Additionally, when using image layers, always make sure they are as small as needed. Wallpaper Engine will automatically suggest that you crop imported image layers to a resolution that is as small as possible for that layer. This will also automatically re-adjust the position of the layer to account for the space that was removed. We strongly recommend you make use of this functionality, especially on high-resolution wallpapers (4K UHD and larger), this can significantly reduce the VRAM usage:
By default, Wallpaper Engine also adds a padding to each cropped image layer. This is to account for image effects that go beyond the object itself. The padding also uses a bit of VRAM, so if you know you will not use any effects that go beyond the initial size of the layer, you can also set it to 0 (or if you need more padding, increase it as needed).
# Optimize Texture Format
Graphics cards do not support rendering of common image formats like JPEG and PNG, so Wallpaper Engine has to convert them into a compatible format first. In video memory these images are decompressed which means they require significantly more memory than the original file size.
By default, when importing a new image into an existing wallpaper, Wallpaper Engine will suggest to use no compression ("RGBA8888").
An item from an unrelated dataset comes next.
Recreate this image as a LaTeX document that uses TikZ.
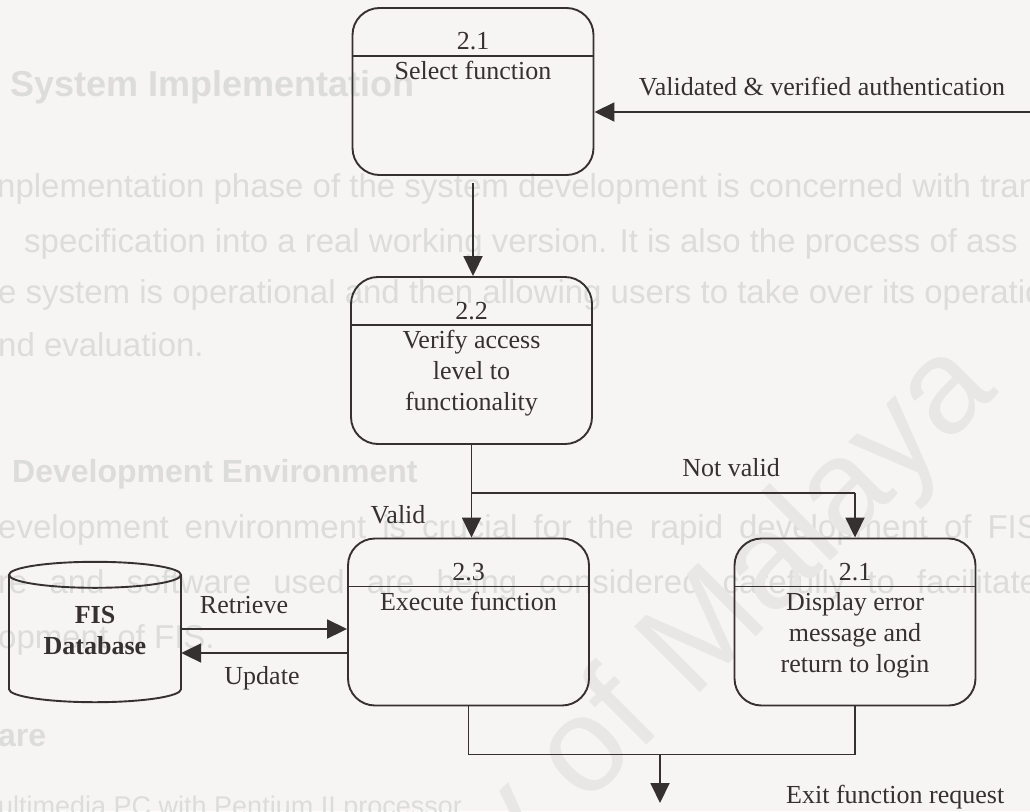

However, different compression methods called DXT5 ("Good Performance") and DXT1 ("High Performance") can be displayed by graphics cards and will occupy only a quarter of memory compared to an uncompressed image.
The first background image is always imported without compression to provide the highest quality and simplify the process, but you can always re-import it later and then choose a different compression if you like.
No one likes low-quality wallpapers but the compressions in Wallpaper Engine are hardly noticeable for many use-cases. We suggest you simply give the compression methods a try - it's not as bad as it sounds and especially on more complex wallpapers, it can significantly boost the performance!
You can choose the compression method when importing a new image:
# Optimizing an Existing Layer
If you want to apply DXT5 compression to an existing layer, you can do so easily. Select your layer and scroll down to the Advanced Texture Settings button on the right-hand side. Click on the button, then next to the Albedo texture, click on the cogwheel icon and select Texture Properties. Now look for the Format option and change it to DXT5. Accordingly, you should see a reduction in the Video memory statistic above. See a video of this process here:
# Further Optimize DXT5 and DXT1 Textures
Compressed DXT5 and DXT1 textures need to have a resolution of a power of two (1, 2, 4, 8, 16, 32, 64, 128, 256, 512, 1024, 2048, 4096, 8192 etc.) to be displayed by your computer. Wallpaper Engine will quietly take care of this in the background and add invisible pixels to fill in the missing pixels. However, the amount of memory required increases (though it will always be better than using an uncompressed image).
In the following example a normal 1920 x 1080 image was imported as DXT5. It has to be padded to a resolution of 2048 x 2048, because that's the next power of two for 1920 and 1080. As you can see, there are a ton of black pixels in the example, half of the memory used is practically wasted.
You should consider reducing the height of the image to 1024, then Wallpaper Engine can create a 2048 x 1024 texture instead, that's only half the memory that was needed before.
Of course this means that your actual image has a smaller resolution as well, so you need to decide if and how this trade-off works for you. You can scale the layer in Wallpaper Engine to correct for this reduction in size by 1.055 (which is 1080 / 1024):
If you optimized the background image like this, check your project resolution in the editor by clicking on Edit in the menu bar at the top and then Project Settings. You can verify and change project resolution there, if it is misconfigured, your image might be cut off unintentionally.